Bios: George K. Thiruvathukal is professor and chairperson of the computer science department at Loyola University Chicago and visiting computer scientist at Argonne National Laboratory. He directs the Software and Systems Laboratory (https://ssl.cs.luc.edu) at Loyola University Chicago. His research and teaching interests include high-performance computing and distributed systems, programming languages, software engineering, machine learning, and data science. He is also interested in the interdisciplinary computing and work in computational science, data science, and digital humanities. His recent body of work is primarily in the areas of energy-efficient computer vision and empirical software engineering. For more information, see http://gkt.sh.

Nicholas Synovic is a Master of Science graduate student in the computer science department at Loyola University Chicago. He holds at B.S. in Computer Science from Loyola University Chicago and joined the MS program in the current academic year. His primary interests are in software engineering with a focus on empirical software engineering in support of traditional software development and modern machine learning development.  He been a lead and co-lead student author on several papers since joining the Software and Systems Laboratory at Loyola University Chicago. For more information, see http://nsynovic.dev/.

March 23, 4-5pm, 312 Cuneo Hall

Lin Wang, Department of Statistics, Purdue

Design, Modeling, and Active Learning for Computer Experiments

Abstract: Computer experiments are simulations or mathematical models that are run on a computer to study the behavior of a system.
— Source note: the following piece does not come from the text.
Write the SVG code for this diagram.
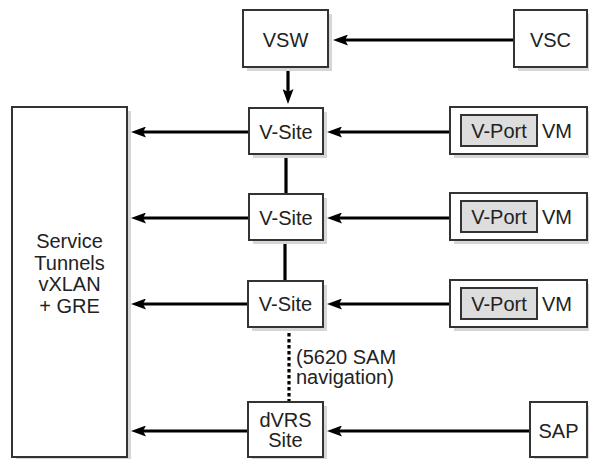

These experiments have found wide applications in science and engineering when it is either too expensive or impossible to conduct experiments in the physical world. In this talk, I will provide a comprehensive introduction to the methodology used in designing and analyzing computer experiments. Specifically, I will focus on two key techniques: surrogate modeling for analyzing computer experiments, and space-filling designs for collecting data from these experiments. In some cases, the input space of a system may be highly complex, or the output may be heterogeneous, making it difficult to analyze using a one-stage design. Active learning becomes essential for these cases. I will also introduce some active learning techniques used in computer experiments, such as entropy-based sampling and uncertainty sampling.

Bio: Lin Wang is an Assistant Professor of Statistics at Purdue University. Prior to joining Purdue in 2022, she was an Assistant Professor of Statistics at George Washington University from 2019 to 2022. She obtained her PhD in Statistics in 2019 from University of California, Los Angeles. Her research interests include computer experiments, experimental design and sampling, and causal inference.